Note that this was done completely unsientific - I just ran the commands ten times each. This only gives us the information that for this project or any project of comparable size, you will have around one second slower compilation time when doing a compilation from scratch. When you apply a single change in a file, both Kotlin and Java take ~4 seconds for the task. Recompiling after nothing was changed results in 3 seconds. So I have the strong suspicion that it doesn't make much sense to compare the compilation times in such a small project at all.
Conclusion
I opened a MR that will be kept in draft state containing all the changes. I only invested a very tiny amount of time after the auto-conversion to make the code a little bit more idiomatic, and the result is already a reduction of around 400 lines of code. Which is roughly 13% of the overall code.
In this project, the difference between Java and Kotlin is fairly small. This is because we didn't have too many ugly warts like checked exceptions, capturing lambdas, lambdas at all and so on in the project. When records can't be used, there's a big difference and data classes can still reduce so much boilerplate. The same goes for usage of scope functions and Kotlin's collections api.
For me personally, those things make coding a lot more anjoyable. It's easier to do the "right" thing, instead of often accept that Java is what it is and just do it tha way it wants you to. Like for example with the var keyword. That lacks a corresponding val. And can only be used for local variables, whereas most of the time it's just fine to use it in function signatures as well, because type inference is exatly what you inteded to use. Or expression bodies for functions, a feature that is nnnowadays at least planned for Java as well. Being concise often times enhances readability. It's really uncomfy when you are used to that luxury and suddenly you cannot do it and have to type empty curly braces even though the record constrcutor body is empty, just for the sake of it.

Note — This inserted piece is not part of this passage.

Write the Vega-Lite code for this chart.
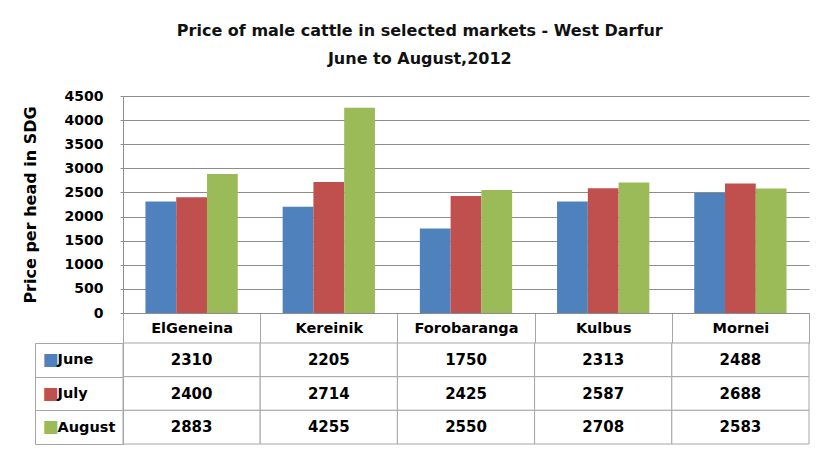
{
  "$schema": "https://vega.github.io/schema/vega-lite/v6.json",
  "padding": {"left": 22, "top": 23, "right": 0, "bottom": 0},
  "background": "white",
  "bounds": "flush",
  "spacing": 30,
  "config": {
    "font": "DejaVu Sans",
    "view": {"stroke": null},
    "axis": {"labelFont": "DejaVu Sans", "labelFontWeight": "bold", "labelColor": "#000000", "titleFont": "DejaVu Sans", "titleColor": "#000000"}
  },
  "data": {
    "values": [
      {"market": "ElGeneina", "month": "June", "price": 2310},
      {"market": "ElGeneina", "month": "July", "price": 2400},
      {"market": "ElGeneina", "month": "August", "price": 2883},
      {"market": "Kereinik", "month": "June", "price": 2205},
      {"market": "Kereinik", "month": "July", "price": 2714},
      {"market": "Kereinik", "month": "August", "price": 4255},
      {"market": "Forobaranga", "month": "June", "price": 1750},
      {"market": "Forobaranga", "month": "July", "price": 2425},
      {"market": "Forobaranga", "month": "August", "price": 2550},
      {"market": "Kulbus", "month": "June", "price": 2313},
      {"market": "Kulbus", "month": "July", "price": 2587},
      {"market": "Kulbus", "month": "August", "price": 2708},
      {"market": "Mornei", "month": "June", "price": 2488},
      {"market": "Mornei", "month": "July", "price": 2688},
      {"market": "Mornei", "month": "August", "price": 2583}
    ]
  },
  "vconcat": [
    {
      "width": 686,
      "height": 217,
      "title": {
        "text": ["Price of male cattle in selected markets - West Darfur", "June to August,2012"],
        "anchor": "middle",
        "frame": "bounds",
        "font": "DejaVu Sans",
        "fontSize": 16,
        "fontWeight": "bold",
        "color": "#111111",
        "lineHeight": 28,
        "offset": 22,
        "dx": 4
      },
      "mark": {"type": "bar"},
      "encoding": {
        "x": {
          "field": "market",
          "type": "nominal",
          "sort": ["ElGeneina", "Kereinik", "Forobaranga", "Kulbus", "Mornei"],
          "scale": {"paddingInner": 0, "paddingOuter": 0},
          "axis": {
            "title": null,
            "labelAngle": 0,
            "labelFontSize": 14.5,
            "tickBand": "extent",
            "tickSize": 30,
            "tickColor": "#a6a6a6",
            "domainColor": "#8c8c8c",
            "labelPadding": -15,
            "labelBaseline": "middle"
          }
        },
        "xOffset": {
          "field": "month",
          "type": "nominal",
          "sort": ["June", "July", "August"],
          "scale": {"paddingInner": 0, "paddingOuter": 0.73}
        },
        "y": {
          "field": "price",
          "type": "quantitative",
          "scale": {"domain": [0, 4500], "nice": false},
          "axis": {
            "title": "Price per head in SDG",
            "titleFontSize": 16,
            "titleFontWeight": "bold",
            "titlePadding": 26,
            "format": "d",
            "values": [0, 500, 1000, 1500, 2000, 2500, 3000, 3500, 4000, 4500],
            "labelFontSize": 14,
            "labelPadding": 17,
            "tickSize": 3,
            "tickColor": "#8c8c8c",
            "domainColor": "#8c8c8c",
            "gridColor": "#8c8c8c",
            "grid": true
          }
        },
        "color": {
          "field": "month",
          "type": "nominal",
          "scale": {"domain": ["June", "July", "August"], "range": ["#4f81bd", "#c0504d", "#9bbb59"]},
          "legend": null
        }
      }
    },
    {
      "width": 686,
      "height": 101,
      "layer": [
        {
          "mark": {"type": "rect", "fill": "white", "stroke": "#a6a6a6", "strokeWidth": 1},
          "encoding": {
            "x": {
              "field": "market",
              "type": "nominal",
              "sort": ["ElGeneina", "Kereinik", "Forobaranga", "Kulbus", "Mornei"],
              "scale": {"paddingInner": 0, "paddingOuter": 0},
              "axis": null
            },
            "y": {
              "field": "month",
              "type": "nominal",
              "sort": ["June", "July", "August"],
              "scale": {"paddingInner": 0, "paddingOuter": 0},
              "axis": {
                "title": null,
                "orient": "left",
                "labelFontSize": 14.5,
                "labelAlign": "left",
                "labelPadding": -22,
                "tickBand": "extent",
                "tickSize": 88,
                "tickColor": "#a6a6a6",
                "domainColor": "#a6a6a6"
              }
            }
          }
        },
        {
          "mark": {"type": "text", "font": "DejaVu Sans", "fontWeight": "bold", "fontSize": 15, "color": "#000000", "baseline": "middle", "align": "center"},
          "encoding": {
            "x": {
              "field": "market",
              "type": "nominal",
              "sort": ["ElGeneina", "Kereinik", "Forobaranga", "Kulbus", "Mornei"],
              "axis": null
            },
            "y": {
              "field": "month",
              "type": "nominal",
              "sort": ["June", "July", "August"],
              "axis": {
                "title": null,
                "orient": "left",
                "offset": 88,
                "ticks": false,
                "domain": true,
                "domainColor": "#a6a6a6",
                "labelExpr": "'■'",
                "labelFontSize": 17,
                "labelAlign": "left",
                "labelPadding": -7,
                "labelColor": {
                  "condition": [
                    {"test": "datum.value == 'June'", "value": "#4f81bd"},
                    {"test": "datum.value == 'July'", "value": "#c0504d"}
                  ],
                  "value": "#9bbb59"
                }
              }
            },
            "text": {"field": "price", "type": "quantitative", "format": "d"}
          }
        }
      ],
      "resolve": {"axis": {"y": "independent"}}
    }
  ]
}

Kotlin is just a nicer language and a nicer overall experience for an ambitious developer. The whole topic is only difficult when the question is "Why Kotlin?" instead of "Why not Kotlin?". It always ends with the argument that Java has the bigger talent pool. And that is despite all Java shops I worked for also use Kotlin without telling anybody and the fact that average Java developers can be productive in Kotlin within two days. So what difference does it make? I feel it's exactly the same controversy that led me to writing this series at all: "Why don't use Spring?" instead of "Why use Spring?". I think this series and the code comparisons showed a lot of reasons why "biggest talent pool" cannot be the answer all the time. When the discussion ends here, we'll be forever stuck in the .stream().filter(it -> it.isBar()).findFirst().get() hell. Or doing if(foo.bar == null) throw new RuntimeException("bar is null") everywhere in the code.
I will be fair, in this project, Kotlin doesn't make a big difference. Java does great here. If I could only chose a single thing to take over, than it would be nullability handling. It is used too often to just be "undefined" all the time.